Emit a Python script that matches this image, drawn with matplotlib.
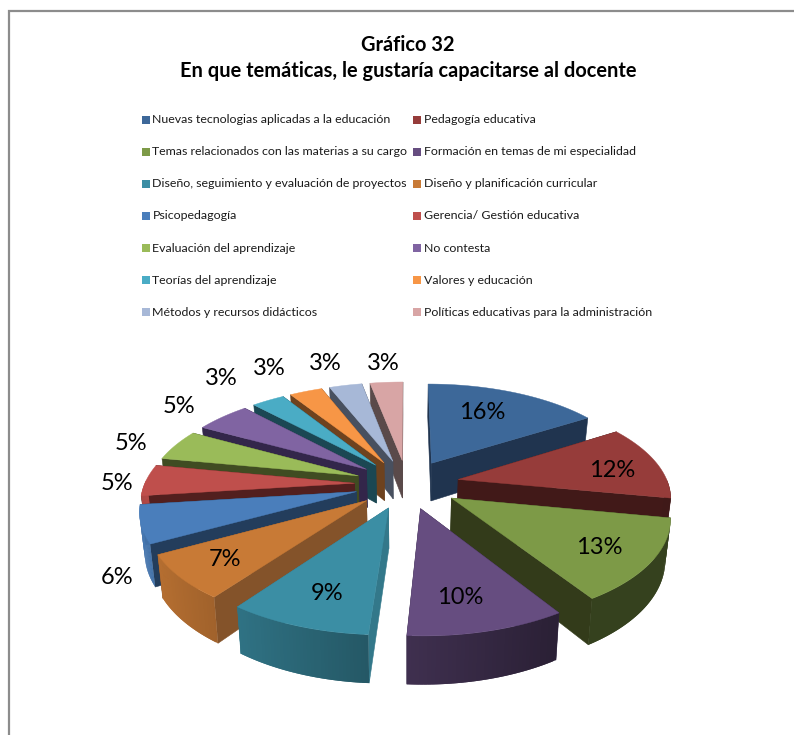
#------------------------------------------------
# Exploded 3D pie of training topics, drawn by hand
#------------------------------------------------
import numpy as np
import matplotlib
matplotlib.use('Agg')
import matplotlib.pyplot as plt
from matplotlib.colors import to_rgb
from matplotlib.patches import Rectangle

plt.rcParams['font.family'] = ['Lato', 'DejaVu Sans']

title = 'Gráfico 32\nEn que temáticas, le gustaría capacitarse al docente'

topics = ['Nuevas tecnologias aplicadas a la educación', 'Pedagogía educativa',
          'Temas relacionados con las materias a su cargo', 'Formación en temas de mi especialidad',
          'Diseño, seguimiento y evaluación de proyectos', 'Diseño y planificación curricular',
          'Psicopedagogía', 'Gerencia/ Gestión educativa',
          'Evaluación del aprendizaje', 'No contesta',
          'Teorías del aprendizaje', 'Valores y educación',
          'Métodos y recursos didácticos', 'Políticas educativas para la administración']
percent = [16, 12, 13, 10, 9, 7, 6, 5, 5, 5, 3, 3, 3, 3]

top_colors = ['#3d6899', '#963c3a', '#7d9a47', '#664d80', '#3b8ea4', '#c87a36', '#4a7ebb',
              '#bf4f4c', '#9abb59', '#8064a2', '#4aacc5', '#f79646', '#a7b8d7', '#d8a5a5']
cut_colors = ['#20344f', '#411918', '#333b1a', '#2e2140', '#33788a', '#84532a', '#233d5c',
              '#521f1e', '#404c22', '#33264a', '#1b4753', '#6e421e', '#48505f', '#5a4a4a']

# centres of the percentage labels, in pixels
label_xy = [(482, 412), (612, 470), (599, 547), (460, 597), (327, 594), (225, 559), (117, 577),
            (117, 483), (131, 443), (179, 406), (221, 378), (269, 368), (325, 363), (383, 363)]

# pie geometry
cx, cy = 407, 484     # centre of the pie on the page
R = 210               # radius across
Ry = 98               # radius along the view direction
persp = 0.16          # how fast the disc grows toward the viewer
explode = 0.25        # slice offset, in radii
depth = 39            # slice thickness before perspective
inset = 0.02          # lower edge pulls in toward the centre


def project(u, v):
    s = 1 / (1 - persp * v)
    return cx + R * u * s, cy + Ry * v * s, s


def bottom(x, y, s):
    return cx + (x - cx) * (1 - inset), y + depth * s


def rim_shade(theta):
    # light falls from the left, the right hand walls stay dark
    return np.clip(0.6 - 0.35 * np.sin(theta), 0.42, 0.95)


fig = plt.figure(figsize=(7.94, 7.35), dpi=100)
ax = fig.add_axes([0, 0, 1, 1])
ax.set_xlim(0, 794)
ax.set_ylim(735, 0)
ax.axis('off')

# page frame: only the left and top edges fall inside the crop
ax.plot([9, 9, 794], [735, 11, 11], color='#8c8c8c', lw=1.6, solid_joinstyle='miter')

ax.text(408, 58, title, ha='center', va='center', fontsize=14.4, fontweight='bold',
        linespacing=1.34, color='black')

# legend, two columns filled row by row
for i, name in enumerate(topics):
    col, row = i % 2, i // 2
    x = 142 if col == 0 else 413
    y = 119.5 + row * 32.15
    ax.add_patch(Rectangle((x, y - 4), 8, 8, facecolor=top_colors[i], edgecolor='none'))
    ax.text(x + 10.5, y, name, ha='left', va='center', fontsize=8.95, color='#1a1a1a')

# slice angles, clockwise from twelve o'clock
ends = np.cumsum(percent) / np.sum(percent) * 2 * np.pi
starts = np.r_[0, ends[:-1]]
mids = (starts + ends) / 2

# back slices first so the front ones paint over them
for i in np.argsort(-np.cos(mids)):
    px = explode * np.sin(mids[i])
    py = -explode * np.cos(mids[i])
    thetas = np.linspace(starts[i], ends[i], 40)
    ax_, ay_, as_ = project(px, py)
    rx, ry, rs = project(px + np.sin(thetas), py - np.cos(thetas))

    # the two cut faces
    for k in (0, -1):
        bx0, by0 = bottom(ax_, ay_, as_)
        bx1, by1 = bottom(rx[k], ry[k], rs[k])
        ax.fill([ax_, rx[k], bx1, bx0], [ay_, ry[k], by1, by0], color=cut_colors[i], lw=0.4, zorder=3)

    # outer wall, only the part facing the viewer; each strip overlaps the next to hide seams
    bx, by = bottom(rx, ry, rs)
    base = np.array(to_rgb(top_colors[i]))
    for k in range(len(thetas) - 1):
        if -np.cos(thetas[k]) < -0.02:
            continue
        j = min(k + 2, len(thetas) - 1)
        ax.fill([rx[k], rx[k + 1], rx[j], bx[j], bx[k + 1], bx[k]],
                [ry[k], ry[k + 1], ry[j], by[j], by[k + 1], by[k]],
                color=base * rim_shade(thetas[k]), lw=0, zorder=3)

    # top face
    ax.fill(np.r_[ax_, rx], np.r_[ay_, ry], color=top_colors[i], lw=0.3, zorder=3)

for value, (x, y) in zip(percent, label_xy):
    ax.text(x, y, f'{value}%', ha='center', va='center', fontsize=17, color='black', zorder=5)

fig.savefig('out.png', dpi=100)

◆ ◆ ◆ ◆ ◆ ◆ ◆

DIRECTIVE → Reproduce all of the material exactly, apart from the pictures.

SOLUTION TO THIS TASK →
Emit a Python script that matches this image, drawn with matplotlib.
#------------------------------------------------
# Exploded 3D pie of training topics, drawn by hand
#------------------------------------------------
import numpy as np
import matplotlib
matplotlib.use('Agg')
import matplotlib.pyplot as plt
from matplotlib.colors import to_rgb
from matplotlib.patches import Rectangle

plt.rcParams['font.family'] = ['Lato', 'DejaVu Sans']

title = 'Gráfico 32\nEn que temáticas, le gustaría capacitarse al docente'

topics = ['Nuevas tecnologias aplicadas a la educación', 'Pedagogía educativa',
          'Temas relacionados con las materias a su cargo', 'Formación en temas de mi especialidad',
          'Diseño, seguimiento y evaluación de proyectos', 'Diseño y planificación curricular',
          'Psicopedagogía', 'Gerencia/ Gestión educativa',
          'Evaluación del aprendizaje', 'No contesta',
          'Teorías del aprendizaje', 'Valores y educación',
          'Métodos y recursos didácticos', 'Políticas educativas para la administración']
percent = [16, 12, 13, 10, 9, 7, 6, 5, 5, 5, 3, 3, 3, 3]

top_colors = ['#3d6899', '#963c3a', '#7d9a47', '#664d80', '#3b8ea4', '#c87a36', '#4a7ebb',
              '#bf4f4c', '#9abb59', '#8064a2', '#4aacc5', '#f79646', '#a7b8d7', '#d8a5a5']
cut_colors = ['#20344f', '#411918', '#333b1a', '#2e2140', '#33788a', '#84532a', '#233d5c',
              '#521f1e', '#404c22', '#33264a', '#1b4753', '#6e421e', '#48505f', '#5a4a4a']

# centres of the percentage labels, in pixels
label_xy = [(482, 412), (612, 470), (599, 547), (460, 597), (327, 594), (225, 559), (117, 577),
            (117, 483), (131, 443), (179, 406), (221, 378), (269, 368), (325, 363), (383, 363)]

# pie geometry
cx, cy = 407, 484     # centre of the pie on the page
R = 210               # radius across
Ry = 98               # radius along the view direction
persp = 0.16          # how fast the disc grows toward the viewer
explode = 0.25        # slice offset, in radii
depth = 39            # slice thickness before perspective
inset = 0.02          # lower edge pulls in toward the centre


def project(u, v):
    s = 1 / (1 - persp * v)
    return cx + R * u * s, cy + Ry * v * s, s


def bottom(x, y, s):
    return cx + (x - cx) * (1 - inset), y + depth * s


def rim_shade(theta):
    # light falls from the left, the right hand walls stay dark
    return np.clip(0.6 - 0.35 * np.sin(theta), 0.42, 0.95)


fig = plt.figure(figsize=(7.94, 7.35), dpi=100)
ax = fig.add_axes([0, 0, 1, 1])
ax.set_xlim(0, 794)
ax.set_ylim(735, 0)
ax.axis('off')

# page frame: only the left and top edges fall inside the crop
ax.plot([9, 9, 794], [735, 11, 11], color='#8c8c8c', lw=1.6, solid_joinstyle='miter')

ax.text(408, 58, title, ha='center', va='center', fontsize=14.4, fontweight='bold',
        linespacing=1.34, color='black')

# legend, two columns filled row by row
for i, name in enumerate(topics):
    col, row = i % 2, i // 2
    x = 142 if col == 0 else 413
    y = 119.5 + row * 32.15
    ax.add_patch(Rectangle((x, y - 4), 8, 8, facecolor=top_colors[i], edgecolor='none'))
    ax.text(x + 10.5, y, name, ha='left', va='center', fontsize=8.95, color='#1a1a1a')

# slice angles, clockwise from twelve o'clock
ends = np.cumsum(percent) / np.sum(percent) * 2 * np.pi
starts = np.r_[0, ends[:-1]]
mids = (starts + ends) / 2

# back slices first so the front ones paint over them
for i in np.argsort(-np.cos(mids)):
    px = explode * np.sin(mids[i])
    py = -explode * np.cos(mids[i])
    thetas = np.linspace(starts[i], ends[i], 40)
    ax_, ay_, as_ = project(px, py)
    rx, ry, rs = project(px + np.sin(thetas), py - np.cos(thetas))

    # the two cut faces
    for k in (0, -1):
        bx0, by0 = bottom(ax_, ay_, as_)
        bx1, by1 = bottom(rx[k], ry[k], rs[k])
        ax.fill([ax_, rx[k], bx1, bx0], [ay_, ry[k], by1, by0], color=cut_colors[i], lw=0.4, zorder=3)

    # outer wall, only the part facing the viewer; each strip overlaps the next to hide seams
    bx, by = bottom(rx, ry, rs)
    base = np.array(to_rgb(top_colors[i]))
    for k in range(len(thetas) - 1):
        if -np.cos(thetas[k]) < -0.02:
            continue
        j = min(k + 2, len(thetas) - 1)
        ax.fill([rx[k], rx[k + 1], rx[j], bx[j], bx[k + 1], bx[k]],
                [ry[k], ry[k + 1], ry[j], by[j], by[k + 1], by[k]],
                color=base * rim_shade(thetas[k]), lw=0, zorder=3)

    # top face
    ax.fill(np.r_[ax_, rx], np.r_[ay_, ry], color=top_colors[i], lw=0.3, zorder=3)

for value, (x, y) in zip(percent, label_xy):
    ax.text(x, y, f'{value}%', ha='center', va='center', fontsize=17, color='black', zorder=5)

fig.savefig('out.png', dpi=100)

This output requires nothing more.